## AVAILABLE DATA
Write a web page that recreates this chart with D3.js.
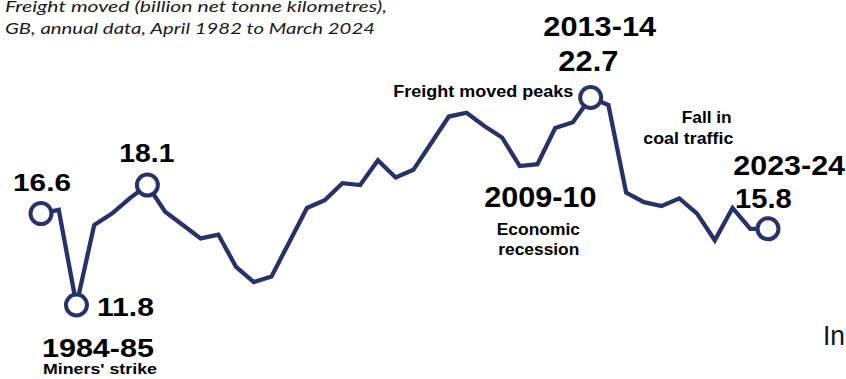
<!DOCTYPE html>
<html>
<head>
<meta charset="utf-8">
<script src="https://cdn.jsdelivr.net/npm/d3@7"></script>
<style>
  html, body { margin: 0; padding: 0; background: #fff; }
  svg { display: block; }
</style>
</head>
<body>
<svg id="chart" width="846" height="379"></svg>
<script>
// Financial years, April to March
const years = [
  "1982-83","1983-84","1984-85","1985-86","1986-87","1987-88","1988-89","1989-90",
  "1990-91","1991-92","1992-93","1993-94","1994-95","1995-96","1996-97","1997-98",
  "1998-99","1999-00","2000-01","2001-02","2002-03","2003-04","2004-05","2005-06",
  "2006-07","2007-08","2008-09","2009-10","2010-11","2011-12","2012-13","2013-14",
  "2014-15","2015-16","2016-17","2017-18","2018-19","2019-20","2020-21","2021-22",
  "2022-23","2023-24"
];

// Freight moved, billion net tonne kilometres
const freight = [
  16.6, 16.8, 11.8, 16.0, 16.6, 17.4, 18.1, 16.7,
  16.0, 15.3, 15.5, 13.8, 13.0, 13.3, 15.1, 16.9,
  17.3, 18.2, 18.1, 19.4, 18.5, 18.9, 20.3, 21.7,
  21.9, 21.2, 20.6, 19.1, 19.2, 21.1, 21.4, 22.7,
  22.3, 17.7, 17.2, 17.0, 17.4, 16.6, 15.2, 16.9,
  15.8, 15.8
];

// Years picked out with a ringed marker
const highlighted = ["1982-83", "1984-85", "1988-89", "2013-14", "2023-24"];

const navy = "#26336b";
const svg = d3.select("#chart");

const x = d3.scalePoint().domain(years).range([41, 768]);
const y = d3.scaleLinear().domain([11.8, 22.7]).range([305, 97.5]);

const data = years.map((yr, i) => ({ year: yr, value: freight[i] }));

svg.append("path")
  .datum(data)
  .attr("fill", "none")
  .attr("stroke", navy)
  .attr("stroke-width", 4.3)
  .attr("stroke-linejoin", "miter")
  .attr("d", d3.line().x(d => x(d.year)).y(d => y(d.value)));

svg.selectAll("circle.marker")
  .data(data.filter(d => highlighted.includes(d.year)))
  .join("circle")
  .attr("class", "marker")
  .attr("cx", d => x(d.year))
  .attr("cy", d => y(d.value))
  .attr("r", 10.5)
  .attr("fill", "#fff")
  .attr("stroke", navy)
  .attr("stroke-width", 4);

// Text helper: left-anchored at (lx, by), stretched to a fixed width
function label(txt, lx, by, size, width, opts = {}) {
  const t = svg.append("text")
    .attr("x", lx)
    .attr("y", by)
    .attr("font-family", opts.family || "'Liberation Sans', Arial, sans-serif")
    .attr("font-size", size)
    .attr("font-weight", opts.weight || "bold")
    .attr("font-style", opts.style || "normal")
    .attr("fill", opts.fill || "#000")
    .text(txt);
  if (width) t.attr("textLength", width).attr("lengthAdjust", "spacingAndGlyphs");
  return t;
}

const fmt = d3.format(".1f");
const val = yr => fmt(freight[years.indexOf(yr)]);
const px = yr => x(yr);

// Title
label("Freight moved (billion net tonne kilometres),", 5, 11.7, 14.5, 382,
  { family: "Lato, 'Open Sans', sans-serif", weight: "normal", style: "italic", fill: "#1a1a1a" });
label("GB, annual data, April 1982 to March 2024", 5, 34.3, 14.5, 370,
  { family: "Lato, 'Open Sans', sans-serif", weight: "normal", style: "italic", fill: "#1a1a1a" });

// 1982-83 start
label(val("1982-83"), px("1982-83") - 28, 190.7, 24.5, 58);

// 1984-85 miners' strike
label(val("1984-85"), px("1984-85") + 20.5, 315.7, 26.5, 57);
label("1984-85", px("1984-85") - 34.5, 356.7, 25.6, 112);
label("Miners' strike", px("1984-85") - 33.5, 374, 15.4, 114);

// 1988-89
label(val("1988-89"), px("1988-89") - 28, 161.7, 25.7, 55);

// 2009-10 economic recession
label("2009-10", px("2009-10") - 35.5, 206.7, 28.9, 112.3);
label("Economic", 496.7, 235, 16.3, 83.3);
label("recession", 498.3, 255, 16.3, 81);

// 2013-14 peak
label("2013-14", px("2013-14") - 47.3, 36, 27, 112.7);
label(val("2013-14"), px("2013-14") - 32.3, 70.7, 28.9, 60);
label("Freight moved peaks", 393.3, 96.7, 16.3, 180);

// Fall in coal traffic
label("Fall in", 681.7, 123.3, 16.2, 50);
label("coal traffic", 643.3, 144.3, 16.2, 90);

// 2023-24 latest
label("2023-24", px("2023-24") - 34.7, 175, 27.9, 111.7);
label(val("2023-24"), px("2023-24") - 33, 208.3, 27.9, 56.7);

// Trailing text at the right edge
label("In", 823, 345, 28, 22, { weight: "normal", fill: "#111" });
</script>
</body>
</html>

## EXERCISE AIM
Give again, word for word, every line from the top of the data through the line with "d3.scaleLinear().domain([11.8, 22.7]).range([305, 97.5]);", both ends included, and exclude the pictures.

## RESPONSE BELOW
Write a web page that recreates this chart with D3.js.
<!DOCTYPE html>
<html>
<head>
<meta charset="utf-8">
<script src="https://cdn.jsdelivr.net/npm/d3@7"></script>
<style>
  html, body { margin: 0; padding: 0; background: #fff; }
  svg { display: block; }
</style>
</head>
<body>
<svg id="chart" width="846" height="379"></svg>
<script>
// Financial years, April to March
const years = [
  "1982-83","1983-84","1984-85","1985-86","1986-87","1987-88","1988-89","1989-90",
  "1990-91","1991-92","1992-93","1993-94","1994-95","1995-96","1996-97","1997-98",
  "1998-99","1999-00","2000-01","2001-02","2002-03","2003-04","2004-05","2005-06",
  "2006-07","2007-08","2008-09","2009-10","2010-11","2011-12","2012-13","2013-14",
  "2014-15","2015-16","2016-17","2017-18","2018-19","2019-20","2020-21","2021-22",
  "2022-23","2023-24"
];

// Freight moved, billion net tonne kilometres
const freight = [
  16.6, 16.8, 11.8, 16.0, 16.6, 17.4, 18.1, 16.7,
  16.0, 15.3, 15.5, 13.8, 13.0, 13.3, 15.1, 16.9,
  17.3, 18.2, 18.1, 19.4, 18.5, 18.9, 20.3, 21.7,
  21.9, 21.2, 20.6, 19.1, 19.2, 21.1, 21.4, 22.7,
  22.3, 17.7, 17.2, 17.0, 17.4, 16.6, 15.2, 16.9,
  15.8, 15.8
];

// Years picked out with a ringed marker
const highlighted = ["1982-83", "1984-85", "1988-89", "2013-14", "2023-24"];

const navy = "#26336b";
const svg = d3.select("#chart");

const x = d3.scalePoint().domain(years).range([41, 768]);
const y = d3.scaleLinear().domain([11.8, 22.7]).range([305, 97.5]);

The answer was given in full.